Sophia Kesting and Dana Lorenz: Asphalt, Stones, Shards | 2012 -2021
Rolf-Axen-Straße 35, 04229 Leipzig
Opening: 24 June 2021, 7 pm
25 June – 18 July 2021
during f/stop: daily 12noon- 9 pm | from 5 July 2021: Tuesday – Sunday 3-6 pm
f/stop TALK – Satellite ODP – Asphalt, Stones, Shards: Sunday 4 July 2021 6 pm
For the past eight years Sophia Kesting and Dana Lorenz have been scrutinising, through the medium of photography, the square of peaceful revolution in Leipzig and its ongoing process of transformation. Located in the city centre, ‘Wilhelm-Leuschner-Platz’ is representative of the handling of the legacy of GDR architecture, something which in many places has yet to be negotiated, and of the manoeuvring, at the level of urban planning, between social and economic interests.

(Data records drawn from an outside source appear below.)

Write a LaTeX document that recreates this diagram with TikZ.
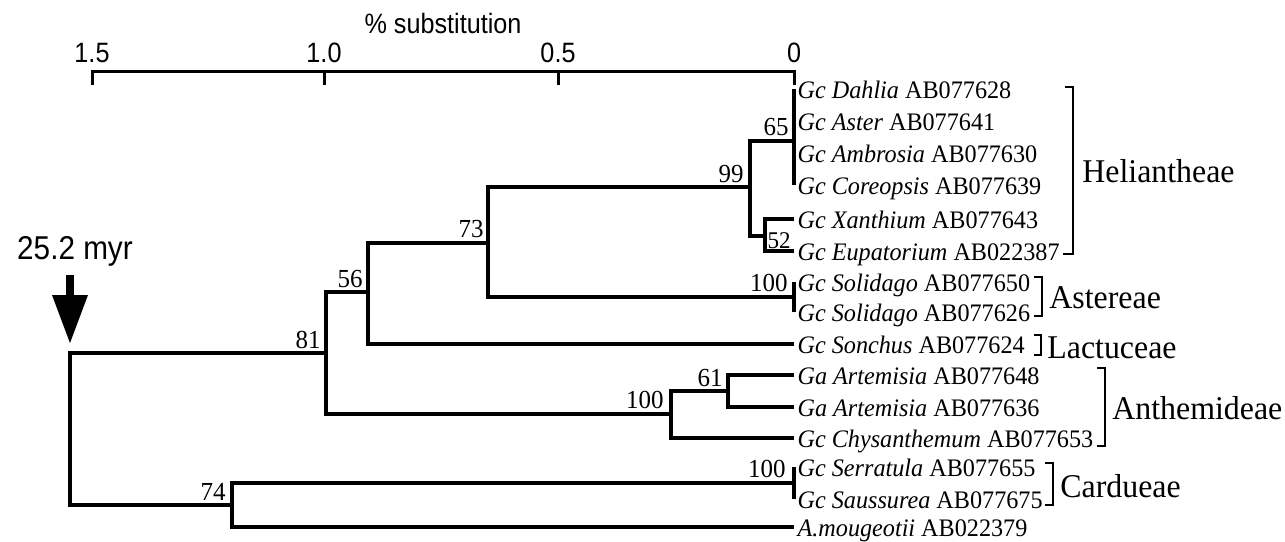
\documentclass[tikz,border=0pt]{standalone}
\usepackage{fontspec}
\setmainfont[FakeStretch=0.96]{Liberation Serif}
\newfontfamily\helv[FakeStretch=0.9]{Liberation Sans}
\begin{document}
\begin{tikzpicture}[x=0.5pt,y=-0.5pt,
  branch/.style={line width=1.7pt, line join=miter},
  bracket/.style={line width=1.4pt, line join=miter},
  axis/.style={line width=1.5pt},
  leaf/.style={anchor=west, inner xsep=1.6pt, inner ysep=0pt, text height=9pt, text depth=0pt,
               font=\fontsize{12.6}{14}\selectfont},
  boot/.style={anchor=base east, inner sep=0pt, font=\fontsize{13}{14}\selectfont},
  clade/.style={anchor=west, inner sep=0pt, text height=11pt, text depth=0pt,
                font=\fontsize{16.6}{18}\selectfont},
  scalelab/.style={anchor=base, inner sep=0pt, font=\helv\fontsize{14}{16}\selectfont}]
\useasboundingbox (0,0) rectangle (1285,541);

% ---- scale bar ----
\draw[axis] (92,85) -- (92,71) -- (794,71) -- (794,85);
\draw[axis] (324,71) -- (324,85);
\draw[axis] (558,71) -- (558,85);
\node[scalelab] (s15) at (92,62) {1.5};
\node[scalelab] (s10) at (324,62) {1.0};
\node[scalelab] (s05) at (558,62) {0.5};
\node[scalelab] (s00) at (794,62) {0};
\node[scalelab] (stitle) at (443,33) {\% substitution};

% ---- root marker ----
\node[anchor=base, inner sep=0pt, font=\helv\fontsize{16.5}{18}\selectfont] (myr) at (75,259) {25.2 myr};
\fill (66,275) rectangle (74,296);
\fill (52,295) -- (88,295) -- (70,343) -- cycle;

% ---- internal nodes ----
\coordinate (root) at (70,430);
\coordinate (n81)  at (326,353);
\coordinate (n56)  at (368,292);
\coordinate (n73)  at (488,243);
\coordinate (n99)  at (750,187);
\coordinate (n65)  at (794,141);
\coordinate (n52)  at (765,236);
\coordinate (nsol) at (794,297);
\coordinate (n100) at (671,414);
\coordinate (n61)  at (728,391);
\coordinate (n74)  at (232,505);
\coordinate (ncar) at (794,483);

% ---- leaves ----
\node[leaf] (dah)  at (794,89)  {\textit{Gc Dahlia} AB077628};
\node[leaf] (ast)  at (794,121) {\textit{Gc Aster} AB077641};
\node[leaf] (amb)  at (794,153) {\textit{Gc Ambrosia} AB077630};
\node[leaf] (cor)  at (794,185) {\textit{Gc Coreopsis} AB077639};
\node[leaf] (xan)  at (794,219) {\textit{Gc Xanthium} AB077643};
\node[leaf] (eup)  at (794,251) {\textit{Gc Eupatorium} AB022387};
\node[leaf] (sol1) at (794,282) {\textit{Gc Solidago} AB077650};
\node[leaf] (sol2) at (794,312) {\textit{Gc Solidago} AB077626};
\node[leaf] (son)  at (794,344) {\textit{Gc Sonchus} AB077624};
\node[leaf] (art1) at (794,375) {\textit{Ga Artemisia} AB077648};
\node[leaf] (art2) at (794,407) {\textit{Ga Artemisia} AB077636};
\node[leaf] (chy)  at (794,438) {\textit{Gc Chysanthemum} AB077653};
\node[leaf] (ser)  at (794,467) {\textit{Gc Serratula} AB077655};
\node[leaf] (sau)  at (794,499) {\textit{Gc Saussurea} AB077675};
\node[leaf] (amo)  at (794,527) {\textit{A.mougeotii} AB022379};

% ---- branches ----
\draw[branch] (root) |- (n81);
\draw[branch] (root) |- (n74);
\draw[branch] (n81) |- (n56);
\draw[branch] (n81) |- (n100);
\draw[branch] (n56) |- (n73);
\draw[branch] (n56) |- (son.west);
\draw[branch] (n73) |- (n99);
\draw[branch] (n73) |- (nsol);
\draw[branch] (n99) |- (n65);
\draw[branch] (n99) |- (n52);
\draw[branch] (n65) |- (dah.west);
\draw[branch] (n65) |- (cor.west);
\draw[branch] (n52) |- (xan.west);
\draw[branch] (n52) |- (eup.west);
\draw[branch] (nsol) |- (sol1.west);
\draw[branch] (nsol) |- (sol2.west);
\draw[branch] (n100) |- (n61);
\draw[branch] (n100) |- (chy.west);
\draw[branch] (n61) |- (art1.west);
\draw[branch] (n61) |- (art2.west);
\draw[branch] (n74) |- (ncar);
\draw[branch] (n74) |- (amo.west);
\draw[branch] (ncar) |- (ser.west);
\draw[branch] (ncar) |- (sau.west);

% ---- bootstrap values ----
\node[boot] (b65)  at (789,135) {65};
\node[boot] (b99)  at (744,182) {99};
\node[boot, font=\fontsize{12}{14}\selectfont] (b52) at (791,248) {52};
\node[boot] (b73)  at (484,237) {73};
\node[boot] (bsol) at (788,291) {100};
\node[boot] (b56)  at (363,287) {56};
\node[boot] (b81)  at (321,348) {81};
\node[boot] (b61)  at (723,386) {61};
\node[boot] (b100) at (664,408) {100};
\node[boot] (bcar) at (786,477) {100};
\node[boot] (b74)  at (226,500) {74};

% ---- tribe brackets ----
\draw[bracket] (1065,87) -| (1073,254) -- (1063,254);
\node[clade] (hel) at (1082,171) {Heliantheae};
\draw[bracket] (1034,277) -| (1042,316) -- (1034,316);
\node[clade] (aste) at (1049,297) {Astereae};
\draw[bracket] (1034,335) -| (1041,355) -- (1034,355);
\node[clade] (lac) at (1047,347) {Lactuceae};
\draw[bracket] (1097,368) -| (1105,446) -- (1097,446);
\node[clade] (ant) at (1112,408) {Anthemideae};
\draw[bracket] (1045,463) -| (1053,505) -- (1045,505);
\node[clade] (car) at (1060,486) {Cardueae};
\end{tikzpicture}
\end{document}
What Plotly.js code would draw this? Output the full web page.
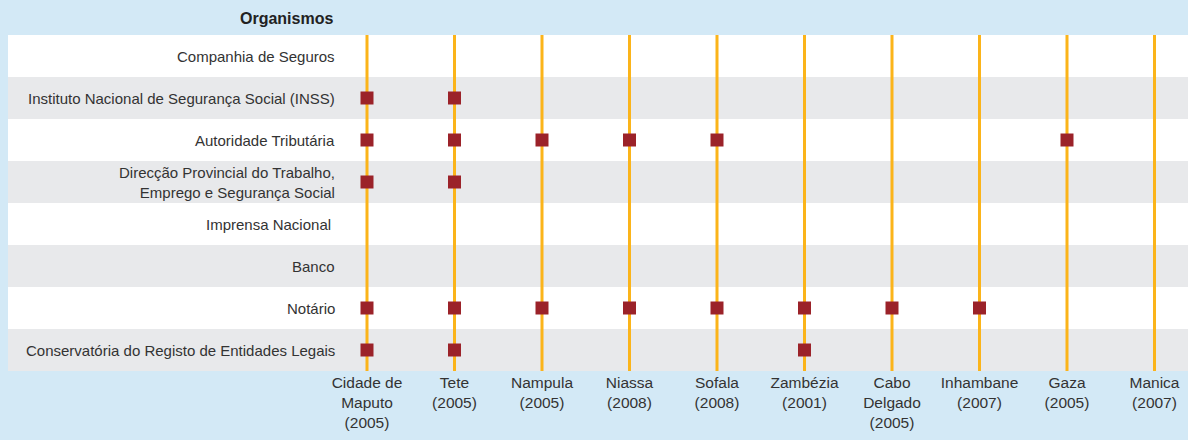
<!DOCTYPE html>
<html>
<head>
<meta charset="utf-8">
<script src="https://cdn.plot.ly/plotly-3.0.1.min.js"></script>
<style>
html,body{margin:0;padding:0;background:#d3e9f6;}
#chart{width:1188px;height:440px;}
</style>
</head>
<body>
<div id="chart"></div>
<script>
// ---- data ----
const provinceLabels = [
  "Cidade de<br>Maputo<br>(2005)",
  "Tete<br>(2005)",
  "Nampula<br>(2005)",
  "Niassa<br>(2008)",
  "Sofala<br>(2008)",
  "Zambézia<br>(2001)",
  "Cabo<br>Delgado<br>(2005)",
  "Inhambane<br>(2007)",
  "Gaza<br>(2005)",
  "Manica<br>(2007)"
];
const organisms = [
  "Companhia de Seguros",
  "Instituto Nacional de Segurança Social (INSS)",
  "Autoridade Tributária",
  "Direcção Provincial do Trabalho,<br>Emprego e Segurança Social",
  "Imprensa Nacional ",
  "Banco",
  "Notário",
  "Conservatória do Registo de Entidades Legais"
];
const headerText = "Organismos";
// presence[organism][province] : 1 = present
const presence = [
  [0,0,0,0,0,0,0,0,0,0],
  [1,1,0,0,0,0,0,0,0,0],
  [1,1,1,1,1,0,0,0,1,0],
  [1,1,0,0,0,0,0,0,0,0],
  [0,0,0,0,0,0,0,0,0,0],
  [0,0,0,0,0,0,0,0,0,0],
  [1,1,1,1,1,1,1,1,0,0],
  [1,1,0,0,0,1,0,0,0,0]
];

// ---- styles ----
const FONT = '"Liberation Sans", Arial, sans-serif';
const TXT = '#333333';
const BG = '#d3e9f6';
const BAND_A = '#ffffff';
const BAND_B = '#e8e9eb';
const LINE_C = '#fbb41a';
const MARK_C = '#9b2229';

const nProv = provinceLabels.length;
const nOrg = organisms.length;
const provIdx = provinceLabels.map((_, i) => i);

// vertical lines
const lx = [], ly = [];
provIdx.forEach(i => { lx.push(i, i, null); ly.push(-0.5, nOrg - 0.5, null); });

// markers
const mx = [], my = [];
presence.forEach((row, r) => row.forEach((v, c) => { if (v) { mx.push(c); my.push(r); } }));

const shapes = organisms.map((_, r) => ({
  type: 'rect', xref: 'paper', yref: 'y', x0: 0, x1: 1,
  y0: r - 0.5, y1: r + 0.5, fillcolor: r % 2 ? BAND_B : BAND_A,
  line: {width: 0}, layer: 'below'
}));

const plotW = 1180;
const labelRight = (337 - 8) / plotW;
const annotations = organisms.map((t, r) => ({
  text: t, xref: 'paper', yref: 'y', x: labelRight, y: r,
  xanchor: 'right', yanchor: 'middle', align: 'right', showarrow: false,
  font: {family: FONT, size: 15, color: TXT}
}));
annotations.push({
  text: '<b>' + headerText + '</b>', xref: 'paper', yref: 'paper',
  x: (335 - 8) / plotW, y: 1 + (35 - 19) / 336, xanchor: 'right', yanchor: 'middle',
  showarrow: false, font: {family: FONT, size: 16, color: '#222222'}
});

const traces = [
  {x: lx, y: ly, mode: 'lines', type: 'scatter', hoverinfo: 'skip',
   line: {color: LINE_C, width: 3}, showlegend: false},
  {x: mx, y: my, mode: 'markers', type: 'scatter',
   marker: {symbol: 'square', size: 13, color: MARK_C, line: {width: 0}}, showlegend: false}
];

const spacing = 87.5;
const xmin = -(367 - 8) / spacing;
const xmax = xmin + plotW / spacing;

const layout = {
  width: 1188, height: 440,
  margin: {l: 8, r: 0, t: 35, b: 69},
  paper_bgcolor: BG, plot_bgcolor: BG,
  showlegend: false,
  xaxis: {range: [xmin, xmax], tickvals: provIdx, ticktext: provinceLabels,
          showgrid: false, zeroline: false, showline: false, ticks: '',
          tickfont: {family: FONT, size: 15.5, color: TXT}, fixedrange: true},
  yaxis: {range: [nOrg - 0.5, -0.5], showgrid: false, zeroline: false,
          showticklabels: false, showline: false, ticks: '', fixedrange: true},
  shapes: shapes,
  annotations: annotations
};

Plotly.newPlot('chart', traces, layout, {displayModeBar: false, staticPlot: true});
</script>
</body>
</html>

Asphalt, Steine, Scherben (“Asphalt, stones, shards”), the title of their artistic project, linguistically orbits the materiality of this public square; the plans for the use and development of the site, for years the subject of heated debate, have still not been implemented.
Between identification and alienation, collective memories and attributions of identity, Sophia Kesting and Dana Lorenz photographically research the condition of the spaces in and on the square. For this they employ various documentary strategies: over 1,500 medium-format photographs in black and white show the square’s characteristic buildings, but also situational activities and ambiguous scenes from its diverse interim uses. The stasis of the site becomes visible in the performative repetition of visual motifs. Hard-lit night shots taken with a flash contrast with fragmentary daytime situations. Any contextualisation in time or space is dismantled by the alternation of real occurrences and staged re-enactments. The sequences of images follow no narrative structure, but enter as individual pictures into a visual dialogue. Just as Wilhelm-Leuschner-Platz regularly undergoes changes — from consumerist events to political symbolic attributions, as in the case of the recent Black Lives Matter demonstrations — so the artistic visual language transforms as well.
The two artists work on the project as a collective and unite the respective ways they see the square into a common visual language.
Their analogue approach references the historical dimension of documentary practices: Sophia Kesting and Dana Lorenz experienced the upheavals of 1989/90 — both the euphoric fall of the Berlin Wall and its sobering consequences — as children. The failed City of Leipzig proposal for a Monument to Freedom and Unity, and the possible conversion of the former Bowlingtreff, which only opened in 1987 and is today a listed building, form an important basis of the photographs, which function as an interstitial space of thought.